To help get customers back on the road faster, service advisers also now can offer them an express-payment option — yet another convenience that could help deter defection, he said.

In addition, service managers have been instructed “to be a little more client friendly” with customers who decline service and repairs, Dykes added, much in the same way a sales manager intervenes when a sale gets hung up on price.

“Yes, discounting can be a slippery slope,” Dykes said. “But all we’re doing is having a conversation. The first ‘no’ isn’t always a firm ‘no’; it might just mean a customer needs a little more information, additional options or time to process things — get comfortable with the situation.”

The stores also installed credit-card processing machines at each adviser’s desk. This avoids lines at a cashier station, which can irritate customers; plus, a cashier can’t answer customers’ questions about car repairs.

“We’ve taken the cashiers out of the equation, which takes the customer back to where they started — with their service adviser,” Dykes said. “Customers seem to be a lot happier because the service advisers can answer their questions and get them out the door faster.”

Bobby Davis, service manager at First Texas Honda, one of 11 rooftops owned by Continental Automotive Group in Texas, also agrees with Harkins’ assessment.

“We’re already seeing a drastic drop in warranty repairs,” he said.

“They’re generally about 25 percent of our business, but now it’s down to about 10 percent.
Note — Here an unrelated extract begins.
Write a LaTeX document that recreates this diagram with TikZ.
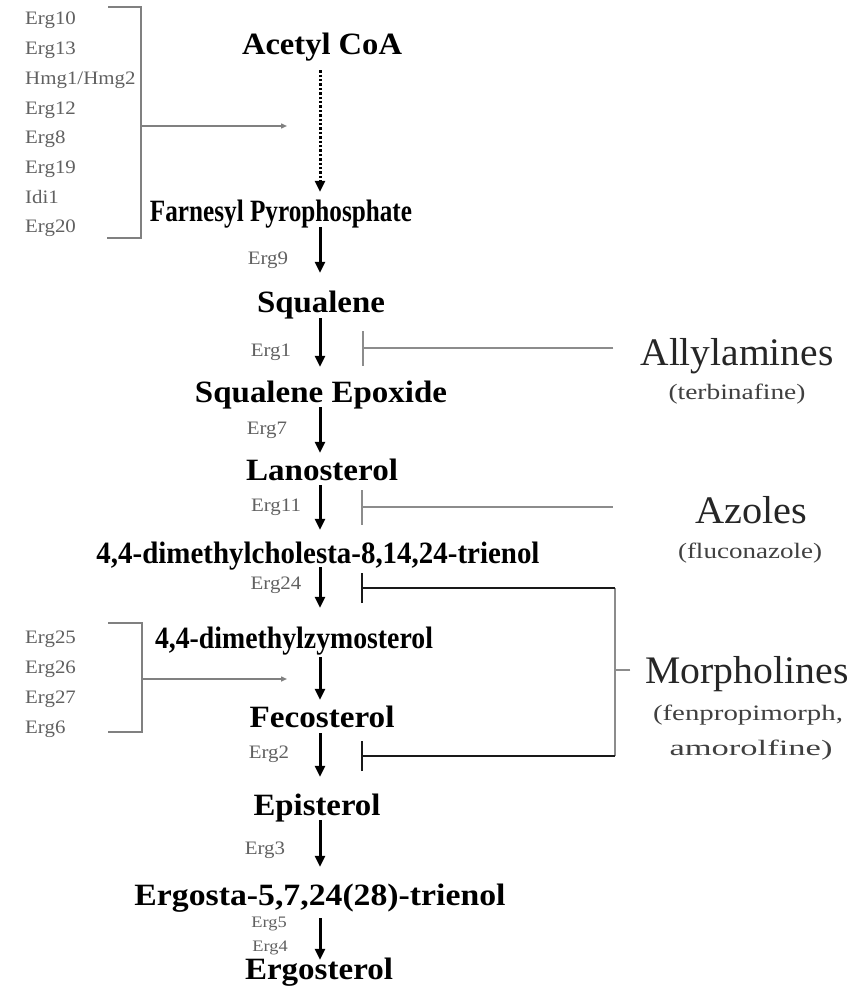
\documentclass[tikz,border=0pt]{standalone}
\usepackage{fontspec}
\setmainfont{Liberation Serif}
\usetikzlibrary{arrows.meta}
\newcommand\ML[2]{\resizebox{#1}{\height}{\fontsize{31}{31}\selectfont\bfseries #2}}
\newcommand\RL[2]{\resizebox{#1}{\height}{\fontsize{39}{39}\selectfont #2}}
\newcommand\SL[2]{\resizebox{#1}{\height}{\fontsize{22}{22}\selectfont #2}}
\newcommand\EL[1]{\scalebox{1.1}[1]{\fontsize{19}{19}\selectfont #1}}
\newcommand\ES[1]{\scalebox{1.15}[1]{\fontsize{16}{16}\selectfont #1}}
\begin{document}
\begin{tikzpicture}[x=1pt,y=-1pt,
  mainlbl/.style={anchor=base, inner sep=0pt, text height=21pt, text depth=7pt},
  lbl/.style={anchor=base, inner sep=0pt},
  erglbl/.style={anchor=base, inner sep=0pt, text=black!62},
  listlbl/.style={anchor=base west, inner sep=0pt, text=black!62},
  drug/.style={anchor=base, inner sep=0pt, text=black!85},
  sub/.style={anchor=base, inner sep=0pt, text=black!75},
  mainarrow/.style={line width=3pt, -{Triangle[length=11pt,width=10pt]}},
  dotarrow/.style={line width=3pt, dash pattern=on 2.4pt off 2pt, -{Triangle[length=11pt,width=10pt]}},
  inhgray/.style={line width=2pt, black!45, -{Bar[width=35pt]}},
  inhblack/.style={line width=2.4pt, black!90, -{Bar[width=30pt]}},
  grayline/.style={line width=2pt, black!45},
  brk/.style={line width=1.6pt, black!50},
  brkarrow/.style={line width=1.4pt, black!50, -{Triangle[length=6pt,width=5pt]}}]
\fill[white] (0,0) rectangle (858,995);
\useasboundingbox (0,0) rectangle (858,995);

% main pathway
\node[mainlbl] (acetyl) at (322,55) {\ML{160pt}{Acetyl CoA}};
\node[mainlbl] (farnesyl) at (281,222) {\ML{262pt}{Farnesyl Pyrophosphate}};
\node[mainlbl] (squalene) at (321,312) {\ML{128pt}{Squalene}};
\node[mainlbl] (sqepox) at (321,402) {\ML{252pt}{Squalene Epoxide}};
\node[mainlbl] (lano) at (322,480) {\ML{152pt}{Lanosterol}};
\node[mainlbl] (dmc) at (318,563) {\ML{443pt}{4,4-dimethylcholesta-8,14,24-trienol}};
\node[mainlbl] (dmz) at (294,648) {\ML{278pt}{4,4-dimethylzymosterol}};
\node[mainlbl] (feco) at (322,727) {\ML{145pt}{Fecosterol}};
\node[mainlbl] (epi) at (317,815) {\ML{127pt}{Episterol}};
\node[mainlbl] (ergosta) at (320,905) {\ML{371pt}{Ergosta-5,7,24(28)-trienol}};
\node[mainlbl] (ergosterol) at (319,979) {\ML{148pt}{Ergosterol}};

\coordinate (col) at (320,0);
\draw[dotarrow, shorten <=8pt, shorten >=9pt] (acetyl.south -| col) -- (farnesyl.north -| col);
\draw[mainarrow, shorten <=-2pt, shorten >=18pt] (farnesyl.south -| col) -- (squalene.north -| col);
\draw[mainarrow, shorten <=-1pt, shorten >=14pt] (squalene.south -| col) -- (sqepox.north -| col);
\draw[mainarrow, shorten <=-2pt, shorten >=6pt] (sqepox.south -| col) -- (lano.north -| col);
\draw[mainarrow, shorten <=-2pt, shorten >=12pt] (lano.south -| col) -- (dmc.north -| col);
\draw[mainarrow, shorten <=-3pt, shorten >=19pt] (dmc.south -| col) -- (dmz.north -| col);
\draw[mainarrow, shorten <=2pt, shorten >=6pt] (dmz.south -| col) -- (feco.north -| col);
\draw[mainarrow, shorten <=-1pt, shorten >=17pt] (feco.south -| col) -- (epi.north -| col);
\draw[mainarrow, shorten <=-2pt, shorten >=17pt] (epi.south -| col) -- (ergosta.north -| col);
\draw[mainarrow, shorten <=6pt, shorten >=-2pt] (ergosta.south -| col) -- (ergosterol.north -| col);

% enzyme labels
\node[erglbl] (e9) at (268,264) {\EL{Erg9}};
\node[erglbl] (e1) at (271,356) {\EL{Erg1}};
\node[erglbl] (e7) at (267,434) {\EL{Erg7}};
\node[erglbl] (e11) at (276,511) {\EL{Erg11}};
\node[erglbl] (e24) at (276,589) {\EL{Erg24}};
\node[erglbl] (e2) at (269,758) {\EL{Erg2}};
\node[erglbl] (e3) at (265,854) {\EL{Erg3}};
\node[erglbl] (e5) at (269,927) {\ES{Erg5}};
\node[erglbl] (e4) at (270,951) {\ES{Erg4}};

% left enzyme lists
\foreach \t [count=\i from 0] in {Erg10,Erg13,{Hmg1/Hmg2},Erg12,Erg8,Erg19,Idi1,Erg20}
  \node[listlbl] (la\i) at (25,{25+29.7*\i}) {\EL{\t}};
\foreach \t [count=\i from 0] in {Erg25,Erg26,Erg27,Erg6}
  \node[listlbl] (lb\i) at (25,{643+30*\i}) {\EL{\t}};

\coordinate (l1t) at (108,7);
\coordinate (l1b) at (107,238);
\coordinate (l1x) at (141,126);
\coordinate (t1) at (287,126);
\draw[brk] (l1t) -- (l1t -| l1x) -- (l1b -| l1x) -- (l1b);
\draw[brkarrow] (l1x) -- (t1);

\coordinate (l2t) at (108,623);
\coordinate (l2b) at (108,732);
\coordinate (l2x) at (142,679);
\coordinate (t2) at (287,679);
\draw[brk] (l2t) -- (l2t -| l2x) -- (l2b -| l2x) -- (l2b);
\draw[brkarrow] (l2x) -- (t2);

% drug labels
\node[drug] (allyl) at (737,365) {\RL{193pt}{Allylamines}};
\node[sub] (terb) at (737,399) {\SL{137pt}{(terbinafine)}};
\node[drug] (azoles) at (751,523) {\RL{112pt}{Azoles}};
\node[sub] (fluc) at (750,558) {\SL{144pt}{(fluconazole)}};
\node[drug] (morph) at (747,683) {\RL{203pt}{Morpholines}};
\node[sub] (fenp) at (748,720) {\SL{190pt}{(fenpropimorph,}};
\node[sub] (amor) at (751,755) {\SL{163pt}{amorolfine)}};

% inhibition
\coordinate (b1) at (362,348);
\draw[inhgray, shorten <=27pt] (allyl.west |- b1) -- (b1);
\coordinate (b2) at (361,507);
\draw[inhgray, shorten <=82pt] (azoles.west |- b2) -- (b2);

\coordinate (mj) at (615,670);
\coordinate (mt) at (615,588);
\coordinate (mb) at (615,756);
\coordinate (b3) at (361,588);
\coordinate (b4) at (361,756);
\draw[grayline, shorten <=15pt] (mj -| morph.west) -- (mj);
\draw[grayline] (mt) -- (mb);
\draw[inhblack] (mt) -- (b3);
\draw[inhblack] (mb) -- (b4);
\end{tikzpicture}
\end{document}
And I think it’s going to be that way for the foreseeable future.”

One way to stem the defection tide is to continually ensure the department’s prices are competitive with other dealerships and independent repair shops, Davis said.

“There’s a misconception that dealerships always are more expensive, but that’s a falsehood,” he said. “It can be true, but only for dealers who haven’t woken up and moved along with the times.

“You don’t have to be the cheapest, but you have to be competitive,” Davis added, noting service advisers will share price-shopping results with customers to show how the dealership’s rates stack up.

Advisers also emphasize the value of manufacturer-certified technicians and factory-certified parts. The department also is looking at third-party training for advisers to reemphasize the things they should be communicating to customers to boost retention, Davis said.

“A lot of this stuff is really basic, but it gets lost in the shuffle,” he said. “We look at warranty work as an opportunity to put ourselves in front of clients, overcome objections and prove ourselves so they want to continue to do business with us.”

Harkins said that many steps service departments must take to retain customers are simple, common sense strategies that are fairly easy to implement.

“It’s not brain surgery,” he said. “But the challenge is that people don’t like change. They run from change, not to it.

“They also don’t look enough at the long-term because the focus always is on monthly financial results,” he added. “But stores have to start thinking a few years down the road — start selling customers on the fact that their dealership is a good place to do business.”

If stores do that, when a customer’s warranty expires, they will look at the dealership as the logical place to take their vehicle for service.

“It all comes down to relationships with customers,” Housley said. “If you have that, everything else just falls into place.”